In November's issue, Pennington's own editorial revels in a local antiques show he attended, and hints at the inherent absurdity of online antiques sales and auctions and the risk they pose to more traditional ways of doing business. It's "nice to be able to pick up the goods," he writes. "To feel them and even smell them. Those are the things I miss when shopping by computer.

"I think other people miss them, too. Shows are not dead yet."

It wasn't until the late 1950s, when Pennington and his wife Sally bought a 1776 home in Maine and sought to fill it with period pieces that he became fascinated with antiques. Pennington brought to his fledgling interest an important credential -- a photographic memory. He can still take you on a virtual tour of that old St. Paul Street house, from one parlor through a pair of sliding frosted glass doors with silver-plated knobs to the next, and on through the interior, even though he moved out more than 50 years ago.

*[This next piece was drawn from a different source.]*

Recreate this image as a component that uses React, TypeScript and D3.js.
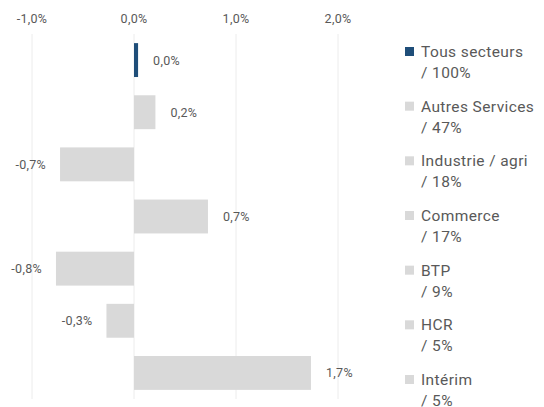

"When I talk to dealers in the business, a visual memory of things is [what] separates those who are really into it from those who are not," Pennington says. "Many of us can remember intimate little details about a piece of furniture, when we would be hard pressed to remember anything else."

Pennington was a career Air Force navigator, for years stationed at different locations around the country, so his family didn't settle permanently in Waldoboro until 1973. Over the years, as the Penningtons furnished their Colonial-era house, he acquired "a new respect for things that were old," and so drifted into the antiques business by way of creating the Digest.